Afwijkingen van lichaamstemperatuur

Bij gezonde mensen zijn de warmteproductie en warmteafgifte zo op elkaar afgestemd dat de lichaamstemperatuur binnen bepaalde grenzen blijft. Deze grenzen liggen bij 36 en 37,5 graden. In de ochtend is de lichaamstemperatuur meestal lager als in de avond. Dit komt doordat de stofwisseling in de nacht op een lager peil ligt dan overdag: er wordt dan minder warmte geproduceerd. Daarom moet je tweemaal per dag de temperatuur meten, in de ochtend en de avond. Bij zware inspanning kan je lichaamstemperatuur stijgen tot 39 graden. Na zo een inspanning probeert het lichaam weer zo snel mogelijk zijn normale temperatuur te bereiken. Een afwijkende temperatuur is een symptoom dat er iets niet goed is.

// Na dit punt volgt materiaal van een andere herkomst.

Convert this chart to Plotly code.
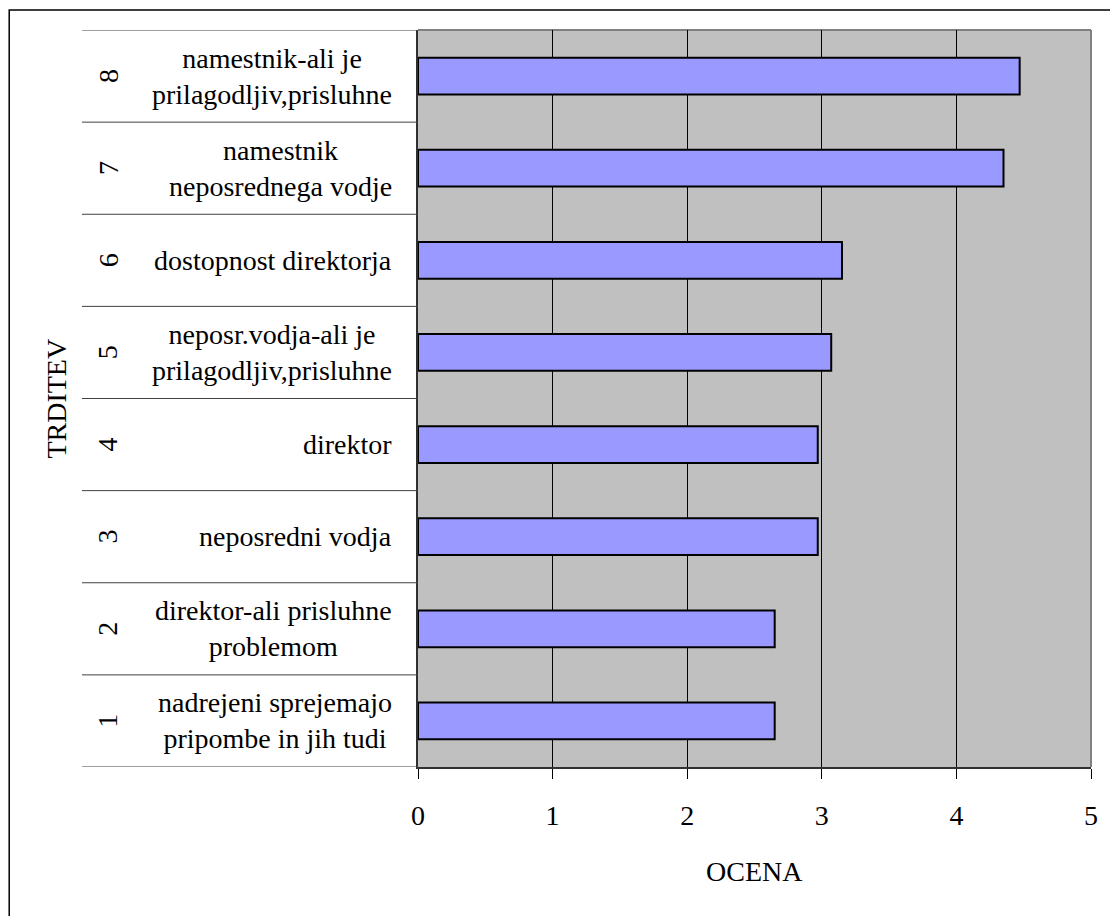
import plotly.graph_objects as go

# Statements (level-2 labels), their numbers (level-1 labels) and mean scores
numbers = ["1", "2", "3", "4", "5", "6", "7", "8"]
statements = [
    "nadrejeni sprejemajo<br>pripombe in jih tudi",
    "direktor-ali prisluhne<br>problemom",
    "neposredni vodja",
    "direktor",
    "neposr.vodja-ali je<br>prilagodljiv,prisluhne",
    "dostopnost direktorja",
    "namestnik<br>neposrednega vodje",
    "namestnik-ali je<br>prilagodljiv,prisluhne",
]
scores = [2.65, 2.65, 2.97, 2.97, 3.07, 3.15, 4.35, 4.47]
x_ticks = [0, 1, 2, 3, 4, 5]

W, H = 1110, 916
L, R, T, B = 418, 1093, 30, 767
FONT = "Liberation Serif"
FS = 28


def px_x(p):
    return (p - L) / (R - L)


def px_y(p):
    return (B - p) / (B - T)


fig = go.Figure()
fig.add_trace(go.Bar(
    x=scores,
    y=numbers,
    orientation="h",
    width=0.4,
    marker=dict(color="#9999FF", line=dict(color="#000000", width=2)),
    hoverinfo="x+y",
))

shapes = []
annotations = []

# category divider lines in the label area
n = len(numbers)
for i in range(n + 1):
    shapes.append(dict(type="line", xref="paper", yref="y",
                       x0=px_x(81), x1=0, y0=i - 0.5, y1=i - 0.5,
                       line=dict(color="#404040", width=1)))

# labels for each category (by category index): rotated number and statement text
for i, (num, txt) in enumerate(zip(numbers, statements)):
    annotations.append(dict(xref="paper", yref="y", x=px_x(107), y=i,
                            text=num, textangle=-90, showarrow=False,
                            xanchor="center", yanchor="middle",
                            font=dict(family=FONT, size=FS, color="#000")))
    annotations.append(dict(xref="paper", yref="y", x=px_x(394), y=i,
                            text=txt, showarrow=False, align="center",
                            xanchor="right", yanchor="middle",
                            font=dict(family=FONT, size=FS, color="#000")))

# axis titles
annotations.append(dict(xref="paper", yref="paper", x=px_x(55), y=0.5,
                        text="TRDITEV", textangle=-90, showarrow=False,
                        xanchor="center", yanchor="middle",
                        font=dict(family=FONT, size=FS, color="#000")))
annotations.append(dict(xref="paper", yref="paper", x=0.5, y=px_y(872),
                        text="OCENA", showarrow=False,
                        xanchor="center", yanchor="middle",
                        font=dict(family=FONT, size=FS, color="#000")))

# top/right edge of plot area
shapes.append(dict(type="line", xref="paper", yref="paper", x0=0, x1=1, y0=1, y1=1,
                   line=dict(color="#808080", width=2), layer="below"))
shapes.append(dict(type="line", xref="paper", yref="paper", x0=1, x1=1, y0=0, y1=1,
                   line=dict(color="#808080", width=2), layer="below"))

# chart frame
shapes.append(dict(type="rect", xref="paper", yref="paper",
                   x0=px_x(8), x1=px_x(1114), y0=px_y(920), y1=px_y(10),
                   line=dict(color="#000", width=1.5), fillcolor="rgba(0,0,0,0)"))

fig.update_layout(
    width=W, height=H,
    margin=dict(l=L, r=W - R, t=T, b=H - B),
    paper_bgcolor="#FFFFFF",
    plot_bgcolor="#C0C0C0",
    showlegend=False,
    bargap=0.6,
    shapes=shapes,
    annotations=annotations,
    font=dict(family=FONT, size=FS, color="#000"),
    xaxis=dict(
        range=[0, 5], tickvals=x_ticks, ticktext=[str(v) for v in x_ticks],
        showgrid=True, gridcolor="#000000", gridwidth=1,
        zeroline=False, showline=True, linecolor="#303030", linewidth=2,
        ticks="outside", ticklen=10, tickcolor="#000", tickwidth=1,
        ticklabelstandoff=12,
        tickfont=dict(family=FONT, size=FS, color="#000"),
    ),
    yaxis=dict(
        type="category", categoryorder="array", categoryarray=numbers,
        range=[-0.5, n - 0.5], showticklabels=False, ticks="",
        showgrid=False, zeroline=False,
        showline=True, linecolor="#303030", linewidth=2,
    ),
)

fig.write_html("out.html")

Koorts zelf is dus geen ziekte. Bij vermoedende afwijking observeer je de temperatuur regelmatig. Observeren gebeurt routinematig, zoals in de kraamzorg. Naar de bevalling hebben moeder en kind een verhoogde kans op infecties. Baby’s hebben hiernaast ook vaker moeite om hun lichaamstemperatuur op peil te houden.